» SET PROBLEM: Pick out all lines with the word "standalone" from the records that follow.

Rows from a dataset of charts and code
____________________
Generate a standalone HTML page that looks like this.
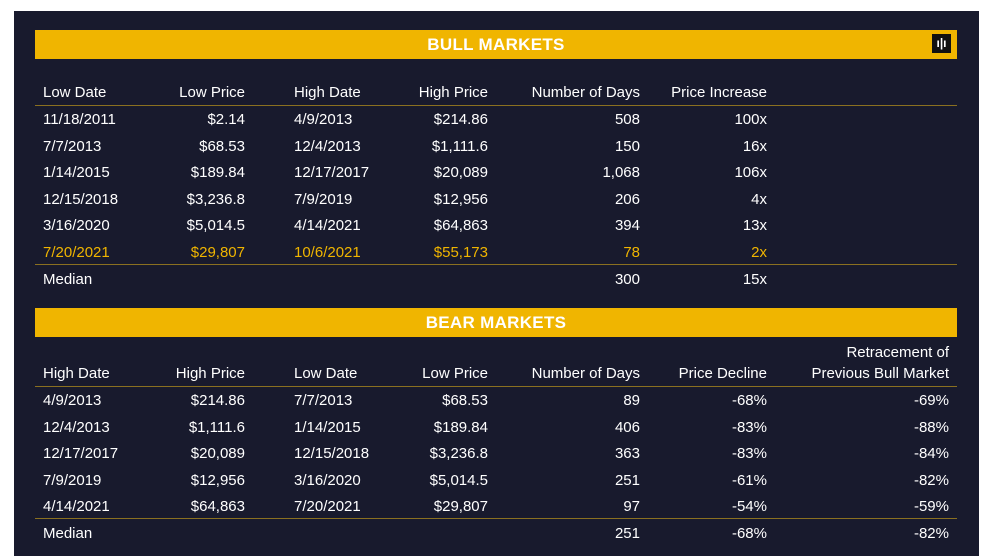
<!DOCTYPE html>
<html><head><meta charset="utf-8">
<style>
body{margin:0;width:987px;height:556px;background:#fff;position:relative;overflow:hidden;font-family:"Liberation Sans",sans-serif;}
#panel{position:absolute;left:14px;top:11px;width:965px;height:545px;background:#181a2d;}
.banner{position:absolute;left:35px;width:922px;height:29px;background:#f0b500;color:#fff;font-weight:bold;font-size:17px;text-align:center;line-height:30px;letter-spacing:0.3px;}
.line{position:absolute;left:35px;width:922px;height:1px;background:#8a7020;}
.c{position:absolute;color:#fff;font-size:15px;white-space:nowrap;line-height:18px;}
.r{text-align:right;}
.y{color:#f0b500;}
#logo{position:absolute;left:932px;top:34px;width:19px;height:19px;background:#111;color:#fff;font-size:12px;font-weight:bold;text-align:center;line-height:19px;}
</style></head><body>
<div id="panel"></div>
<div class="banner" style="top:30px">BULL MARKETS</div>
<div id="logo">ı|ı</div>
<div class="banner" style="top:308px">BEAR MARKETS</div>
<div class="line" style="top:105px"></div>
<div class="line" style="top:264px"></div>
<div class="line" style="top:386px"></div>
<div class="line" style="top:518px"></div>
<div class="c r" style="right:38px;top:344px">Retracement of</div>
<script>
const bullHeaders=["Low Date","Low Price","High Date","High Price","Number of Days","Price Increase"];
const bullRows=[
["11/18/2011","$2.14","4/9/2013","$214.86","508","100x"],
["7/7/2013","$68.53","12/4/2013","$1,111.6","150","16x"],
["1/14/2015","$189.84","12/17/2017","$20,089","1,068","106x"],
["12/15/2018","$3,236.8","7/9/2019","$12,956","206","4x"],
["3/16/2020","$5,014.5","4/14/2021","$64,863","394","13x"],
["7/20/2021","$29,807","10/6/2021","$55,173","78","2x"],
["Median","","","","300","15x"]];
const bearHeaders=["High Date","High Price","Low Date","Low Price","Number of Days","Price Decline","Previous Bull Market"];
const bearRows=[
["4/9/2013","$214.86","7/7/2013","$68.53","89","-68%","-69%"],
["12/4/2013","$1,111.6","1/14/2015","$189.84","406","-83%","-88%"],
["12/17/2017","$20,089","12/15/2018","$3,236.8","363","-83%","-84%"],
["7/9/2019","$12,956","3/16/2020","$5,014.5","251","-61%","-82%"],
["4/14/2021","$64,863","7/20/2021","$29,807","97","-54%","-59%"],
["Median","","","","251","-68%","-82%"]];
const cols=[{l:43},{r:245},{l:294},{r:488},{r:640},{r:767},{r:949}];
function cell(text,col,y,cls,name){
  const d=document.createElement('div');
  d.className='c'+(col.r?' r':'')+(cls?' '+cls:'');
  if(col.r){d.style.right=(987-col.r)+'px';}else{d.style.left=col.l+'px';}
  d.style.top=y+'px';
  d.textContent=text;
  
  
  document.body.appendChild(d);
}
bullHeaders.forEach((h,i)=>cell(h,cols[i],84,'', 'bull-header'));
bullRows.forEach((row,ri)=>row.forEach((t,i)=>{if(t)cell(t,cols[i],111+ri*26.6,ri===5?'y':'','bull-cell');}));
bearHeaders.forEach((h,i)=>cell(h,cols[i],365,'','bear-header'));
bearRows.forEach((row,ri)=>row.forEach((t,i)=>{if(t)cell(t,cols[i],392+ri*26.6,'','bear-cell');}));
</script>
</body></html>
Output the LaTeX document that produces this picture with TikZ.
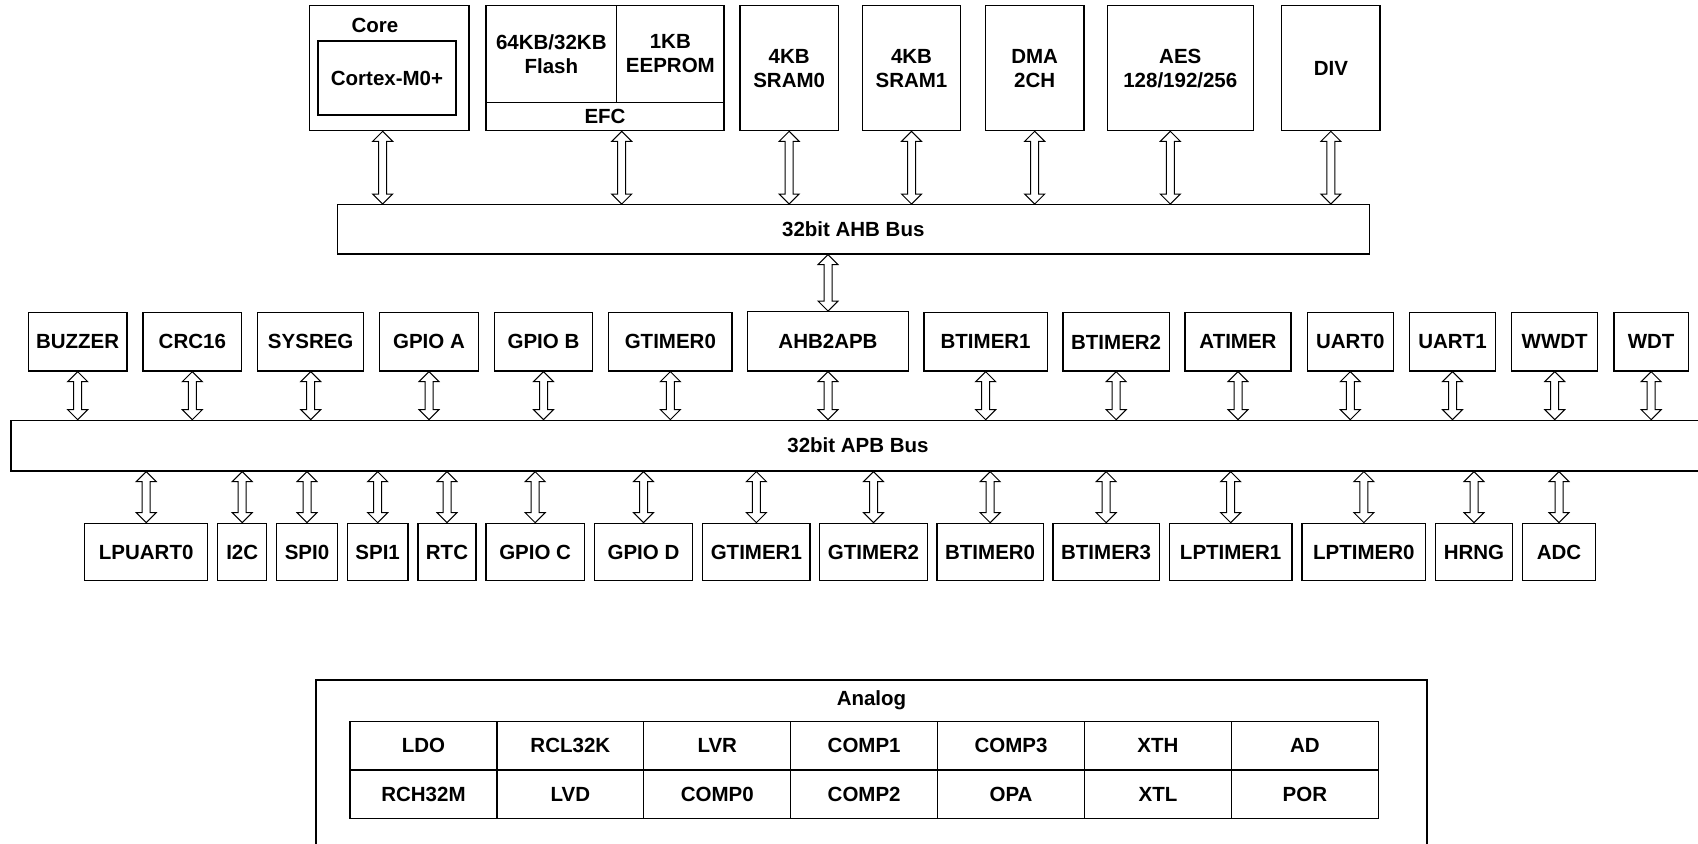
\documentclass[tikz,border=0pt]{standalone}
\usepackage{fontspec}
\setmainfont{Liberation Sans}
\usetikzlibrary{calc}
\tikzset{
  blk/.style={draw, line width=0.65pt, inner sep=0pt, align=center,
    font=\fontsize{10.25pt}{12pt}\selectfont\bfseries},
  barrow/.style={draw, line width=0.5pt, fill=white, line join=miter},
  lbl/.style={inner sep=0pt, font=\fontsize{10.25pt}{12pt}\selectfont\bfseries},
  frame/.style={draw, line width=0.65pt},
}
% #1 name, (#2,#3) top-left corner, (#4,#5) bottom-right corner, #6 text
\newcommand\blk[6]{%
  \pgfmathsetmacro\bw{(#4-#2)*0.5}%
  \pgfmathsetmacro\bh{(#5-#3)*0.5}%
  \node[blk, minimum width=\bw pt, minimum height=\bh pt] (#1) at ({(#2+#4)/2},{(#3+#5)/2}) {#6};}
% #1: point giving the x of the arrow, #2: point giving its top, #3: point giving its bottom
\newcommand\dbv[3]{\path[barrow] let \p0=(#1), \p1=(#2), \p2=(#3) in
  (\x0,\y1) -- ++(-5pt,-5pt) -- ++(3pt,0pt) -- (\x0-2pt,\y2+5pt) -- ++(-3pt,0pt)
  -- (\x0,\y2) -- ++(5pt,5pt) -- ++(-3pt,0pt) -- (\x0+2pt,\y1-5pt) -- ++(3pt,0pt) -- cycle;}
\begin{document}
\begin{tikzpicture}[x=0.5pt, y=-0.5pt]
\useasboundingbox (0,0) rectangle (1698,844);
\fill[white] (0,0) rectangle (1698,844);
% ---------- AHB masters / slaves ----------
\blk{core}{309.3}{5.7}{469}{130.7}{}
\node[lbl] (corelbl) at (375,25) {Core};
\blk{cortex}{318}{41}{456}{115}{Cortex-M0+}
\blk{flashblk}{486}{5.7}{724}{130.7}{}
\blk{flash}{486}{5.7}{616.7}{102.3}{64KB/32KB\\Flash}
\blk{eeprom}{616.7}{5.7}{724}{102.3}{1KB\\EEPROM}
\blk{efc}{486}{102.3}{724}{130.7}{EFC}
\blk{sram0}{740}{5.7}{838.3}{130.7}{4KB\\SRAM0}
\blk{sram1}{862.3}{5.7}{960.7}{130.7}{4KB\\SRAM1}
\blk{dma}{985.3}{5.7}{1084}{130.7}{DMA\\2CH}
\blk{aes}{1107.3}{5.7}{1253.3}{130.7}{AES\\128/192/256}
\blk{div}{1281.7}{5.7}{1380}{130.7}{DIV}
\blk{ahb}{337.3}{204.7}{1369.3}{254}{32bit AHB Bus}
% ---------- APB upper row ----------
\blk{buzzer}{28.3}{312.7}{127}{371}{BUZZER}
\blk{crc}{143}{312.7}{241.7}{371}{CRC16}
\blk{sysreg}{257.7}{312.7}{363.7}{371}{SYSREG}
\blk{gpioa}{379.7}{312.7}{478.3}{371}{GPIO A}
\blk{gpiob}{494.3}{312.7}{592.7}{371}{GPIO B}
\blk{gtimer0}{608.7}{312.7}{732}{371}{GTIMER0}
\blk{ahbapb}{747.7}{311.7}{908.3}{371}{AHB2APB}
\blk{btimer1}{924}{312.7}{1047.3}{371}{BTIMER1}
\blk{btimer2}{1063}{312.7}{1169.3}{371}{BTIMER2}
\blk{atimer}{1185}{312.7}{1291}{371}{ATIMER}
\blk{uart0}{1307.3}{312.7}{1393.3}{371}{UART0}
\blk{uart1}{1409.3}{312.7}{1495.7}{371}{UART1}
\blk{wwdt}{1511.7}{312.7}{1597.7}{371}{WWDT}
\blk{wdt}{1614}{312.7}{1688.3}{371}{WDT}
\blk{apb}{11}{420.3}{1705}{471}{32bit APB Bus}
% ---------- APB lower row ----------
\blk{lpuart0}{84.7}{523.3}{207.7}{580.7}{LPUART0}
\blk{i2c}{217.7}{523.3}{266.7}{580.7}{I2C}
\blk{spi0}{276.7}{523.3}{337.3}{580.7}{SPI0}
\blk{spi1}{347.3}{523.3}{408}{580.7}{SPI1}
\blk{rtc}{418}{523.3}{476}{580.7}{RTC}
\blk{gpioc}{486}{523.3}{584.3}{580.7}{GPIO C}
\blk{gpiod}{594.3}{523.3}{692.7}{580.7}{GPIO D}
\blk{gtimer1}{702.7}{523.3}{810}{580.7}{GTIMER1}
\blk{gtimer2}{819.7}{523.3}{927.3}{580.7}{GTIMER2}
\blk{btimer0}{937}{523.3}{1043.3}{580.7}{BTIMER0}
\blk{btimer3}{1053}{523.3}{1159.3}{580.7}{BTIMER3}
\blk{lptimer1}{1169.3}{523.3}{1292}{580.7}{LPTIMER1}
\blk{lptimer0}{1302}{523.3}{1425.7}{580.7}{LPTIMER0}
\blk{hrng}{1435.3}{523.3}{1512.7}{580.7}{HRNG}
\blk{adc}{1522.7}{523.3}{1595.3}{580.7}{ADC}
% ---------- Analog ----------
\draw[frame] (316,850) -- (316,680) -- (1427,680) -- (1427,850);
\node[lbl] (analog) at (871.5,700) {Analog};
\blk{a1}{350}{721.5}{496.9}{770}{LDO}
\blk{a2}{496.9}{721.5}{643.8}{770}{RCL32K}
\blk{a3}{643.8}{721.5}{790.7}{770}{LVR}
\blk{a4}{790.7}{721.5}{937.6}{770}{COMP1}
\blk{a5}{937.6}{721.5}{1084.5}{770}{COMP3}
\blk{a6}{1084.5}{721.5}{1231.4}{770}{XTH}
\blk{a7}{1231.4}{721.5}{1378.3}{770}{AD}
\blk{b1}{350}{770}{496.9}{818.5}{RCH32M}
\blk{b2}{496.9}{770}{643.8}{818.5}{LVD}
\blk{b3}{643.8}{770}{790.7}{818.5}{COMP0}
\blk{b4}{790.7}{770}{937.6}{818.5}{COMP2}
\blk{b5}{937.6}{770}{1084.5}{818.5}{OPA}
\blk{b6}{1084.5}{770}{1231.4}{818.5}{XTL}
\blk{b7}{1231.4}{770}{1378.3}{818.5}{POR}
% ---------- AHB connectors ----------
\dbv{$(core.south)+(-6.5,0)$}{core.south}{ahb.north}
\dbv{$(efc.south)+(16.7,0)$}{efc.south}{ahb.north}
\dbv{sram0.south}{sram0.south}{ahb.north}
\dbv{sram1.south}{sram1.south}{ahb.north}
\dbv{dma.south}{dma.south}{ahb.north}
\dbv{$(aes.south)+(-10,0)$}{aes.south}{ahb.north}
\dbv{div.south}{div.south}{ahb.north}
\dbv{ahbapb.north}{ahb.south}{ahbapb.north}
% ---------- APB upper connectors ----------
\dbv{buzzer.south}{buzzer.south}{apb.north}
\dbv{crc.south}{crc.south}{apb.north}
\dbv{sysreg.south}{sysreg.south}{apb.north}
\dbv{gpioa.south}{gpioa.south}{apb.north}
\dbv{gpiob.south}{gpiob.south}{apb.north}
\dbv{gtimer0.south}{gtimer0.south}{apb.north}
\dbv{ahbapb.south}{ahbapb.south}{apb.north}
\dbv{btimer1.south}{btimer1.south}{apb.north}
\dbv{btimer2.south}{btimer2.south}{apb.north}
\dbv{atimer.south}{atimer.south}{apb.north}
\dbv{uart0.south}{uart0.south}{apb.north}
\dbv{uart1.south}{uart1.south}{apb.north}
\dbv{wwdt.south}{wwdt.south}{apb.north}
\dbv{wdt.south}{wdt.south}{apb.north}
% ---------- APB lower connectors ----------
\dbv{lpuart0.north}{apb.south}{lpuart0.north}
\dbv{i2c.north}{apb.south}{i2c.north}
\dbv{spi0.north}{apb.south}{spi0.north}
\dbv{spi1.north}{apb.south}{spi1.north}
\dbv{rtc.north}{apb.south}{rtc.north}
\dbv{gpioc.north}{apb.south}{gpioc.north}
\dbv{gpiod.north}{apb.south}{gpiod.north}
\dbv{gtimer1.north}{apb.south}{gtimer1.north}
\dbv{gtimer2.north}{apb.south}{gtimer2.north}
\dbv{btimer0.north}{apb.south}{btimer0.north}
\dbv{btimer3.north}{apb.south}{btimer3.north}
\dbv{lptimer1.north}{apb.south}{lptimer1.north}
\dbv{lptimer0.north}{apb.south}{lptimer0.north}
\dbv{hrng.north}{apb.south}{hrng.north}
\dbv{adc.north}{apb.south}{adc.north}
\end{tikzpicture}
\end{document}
____________________
» OUTPUT FOR THIS EXERCISE:
Generate a standalone HTML page that looks like this.
\documentclass[tikz,border=0pt]{standalone}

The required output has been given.